Governing efficiency and thermoresponsivity of luminescence in dirhenium(v) molecules by a highly tunable emission mechanism

Abstract

The search for strategies that can create photoluminescent (PL) materials linking high emission efficiency with sensitivity to external stimuli is important for applications in light-emitting devices and sensors. We report experimental and theoretical studies on achieving the conjunction of PL of room-temperature quantum yields (RT-QYs) to 71% with optical thermometry of relative thermal sensitivity (S_r) to 5.2% K⁻¹ at RT. This was realized using molecular luminophores based on dirhenium(V) molecules whose properties are tuned by the organic ligand linking two Re(V) centers.
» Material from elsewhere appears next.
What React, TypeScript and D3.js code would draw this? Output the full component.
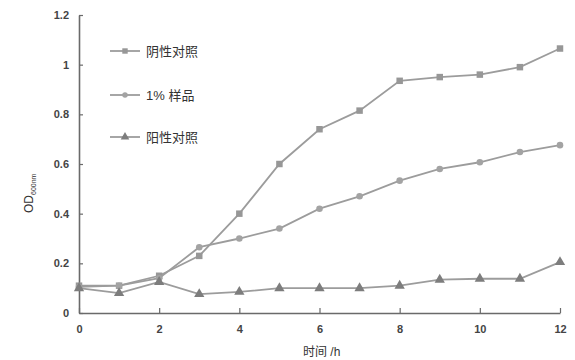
import React, { useEffect, useRef } from 'react';
import * as d3 from 'd3';

const hours = [0, 1, 2, 3, 4, 5, 6, 7, 8, 9, 10, 11, 12];
const negative = [0.11, 0.11, 0.15, 0.23, 0.4, 0.6, 0.74, 0.815, 0.935, 0.95, 0.96, 0.99, 1.065];
const sample = [0.105, 0.11, 0.14, 0.265, 0.3, 0.34, 0.42, 0.47, 0.533, 0.58, 0.607, 0.648, 0.676];
const positive = [0.1, 0.08, 0.125, 0.076, 0.085, 0.1, 0.1, 0.1, 0.11, 0.134, 0.138, 0.138, 0.205];
const xTicks = [0, 2, 4, 6, 8, 10, 12];
const yTicks = [0, 0.2, 0.4, 0.6, 0.8, 1, 1.2];
const seriesNames = ['阴性对照', '1% 样品', '阳性对照'];

const App = () => {
  const svgRef = useRef<SVGSVGElement>(null);

  useEffect(() => {
    const width = 575;
    const height = 360;
    const margin = { top: 15, right: 15, bottom: 47, left: 79 };
    const svg = d3.select(svgRef.current);
    svg.selectAll('*').remove();

    const x = d3.scaleLinear().domain([0, 12]).range([margin.left, width - margin.right]);
    const y = d3.scaleLinear().domain([0, 1.2]).range([height - margin.bottom, margin.top]);

    const axisColor = '#6a6a6a';
    const font = 'Arial, "Liberation Sans", "Noto Sans CJK SC", sans-serif';

    // x axis, ticks point inward
    const gx = svg.append('g')
      .attr('transform', `translate(0,${y(0)})`)
      .call(d3.axisBottom(x).tickValues(xTicks).tickSize(-5).tickSizeOuter(0).tickPadding(12).tickFormat(d3.format('d')));
    gx.select('.domain').attr('stroke', axisColor).attr('stroke-width', 1.6);
    gx.selectAll('.tick line').attr('stroke', axisColor).attr('stroke-width', 1.2);
    gx.selectAll('.tick text')
      .attr('fill', '#444').attr('font-size', 11).attr('font-weight', 'bold').attr('font-family', font);

    // y axis
    const gy = svg.append('g')
      .attr('transform', `translate(${x(0)},0)`)
      .call(d3.axisLeft(y).tickValues(yTicks).tickSize(-4).tickSizeOuter(0).tickPadding(10).tickFormat(d => String(d)));
    gy.select('.domain').attr('stroke', axisColor).attr('stroke-width', 1.6);
    gy.selectAll('.tick line').attr('stroke', axisColor).attr('stroke-width', 1.2);
    gy.selectAll('.tick text')
      .attr('fill', '#444').attr('font-size', 11).attr('font-weight', 'bold').attr('font-family', font);

    const lineColor = '#9c9c9c';
    const allSeries = [
      { values: negative, symbol: d3.symbolSquare, size: 42, fill: '#979797' },
      { values: sample, symbol: d3.symbolCircle, size: 34, fill: '#a3a3a3' },
      { values: positive, symbol: d3.symbolTriangle, size: 46, fill: '#7d7d7d' },
    ];

    const line = d3.line<number>()
      .x((_, i) => x(hours[i]))
      .y(d => y(d));

    allSeries.forEach(s => {
      svg.append('path')
        .attr('d', line(s.values))
        .attr('fill', 'none')
        .attr('stroke', lineColor)
        .attr('stroke-width', 1.8);
      svg.append('g').selectAll('path')
        .data(s.values)
        .enter()
        .append('path')
        .attr('transform', (d, i) => `translate(${x(hours[i])},${y(d)})`)
        .attr('d', d3.symbol().type(s.symbol).size(s.size)())
        .attr('fill', s.fill);
    });

    // legend
    const legendY = [51, 95, 137];
    allSeries.forEach((s, i) => {
      const g = svg.append('g').attr('transform', `translate(110,${legendY[i]})`);
      g.append('line').attr('x1', 0).attr('x2', 30).attr('stroke', lineColor).attr('stroke-width', 1.8);
      g.append('path')
        .attr('transform', 'translate(15,0)')
        .attr('d', d3.symbol().type(s.symbol).size(s.size * 0.7)())
        .attr('fill', s.fill);
      g.append('text')
        .attr('x', 36).attr('dy', '0.35em')
        .attr('font-size', 13).attr('fill', '#333').attr('font-family', font)
        .text(seriesNames[i]);
    });

    // axis titles
    svg.append('text')
      .attr('x', 303).attr('y', 356)
      .attr('font-size', 12).attr('fill', '#333').attr('font-family', font)
      .text('时间 /h');

    const yl = svg.append('text')
      .attr('transform', 'translate(33,213) rotate(-90)')
      .attr('font-size', 12).attr('fill', '#333').attr('font-family', font);
    yl.append('tspan').text('OD');
    yl.append('tspan').attr('font-size', 7).attr('dy', 3).text('600nm');
  }, []);

  return (
    <svg
      ref={svgRef}
      width={575}
      height={360}
      style={{ position: 'absolute', left: 0, top: 0, background: '#fff' }}
    />
  );
};

export default App;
We report molecular materials of the formula of (PPh₄)₄{[Re^V(CN)₄(N)]₂(L)} (Re₂–L) where N³⁻ is a nitrido ligand and L is a bridging ligand, i.e., 1,2-diaminoethane (Re₂–en), 4,4′-bipyridine (Re₂–bpy), 1,2-bis(4-pyridyl)acetylene (Re₂–bpac), 1,2-bis(4-pyridyl)ethylene (Re₂–bpee), 1,2-bis(4-pyridyl)ethane (Re₂–bpen), 1,4-bis(4-pyridyl)benzene (Re₂–bpb), and 4,4′-bis(4-pyridyl)biphenyl (Re₂–bpbp). They exhibit multi-color green-to-red PL whose origins range from metal-to-ligand charge transfer (³MLCT) to metal-centered d–d (³MC, ³[(d_xy)¹(d_π*)¹], dπ* = d_xz, d_yz) excited states. Materials of group A (Re₂–en, Re₂–bpen, Re₂–bpbp) reveal the critical role of ³MC states leading to higher energy emission with RT-QYs of 64–71%, while materials of group B (Re₂–bpy, Re₂–bpac, Re₂–bpee, Re₂–bpb) show ³MLCT emission of lower energy and RT-QYs of 34–41%. Materials of both groups exhibit distinct optical thermometry exploiting such parameters as the wavelength position, integrated intensity and width of emission peaks, correlated color temperature (CCT), Delta u,v (Duv), and emission lifetime (τ). Materials of group B reveal much better optical thermometry with high S_r values up to 5.2% K⁻¹ (300 K) and 2.29% K⁻¹ (170 K) for τ and Duv, respectively. We prove that efficient PL and optical thermometry can be achieved using metal–organic dirhenium(V) molecules, and further tuned by optimizing the organic linker expansion and character favoring less efficient but stronger thermoresponsive ³MLCT emission or more efficient but weaker thermoresponsive ³MC-type PL.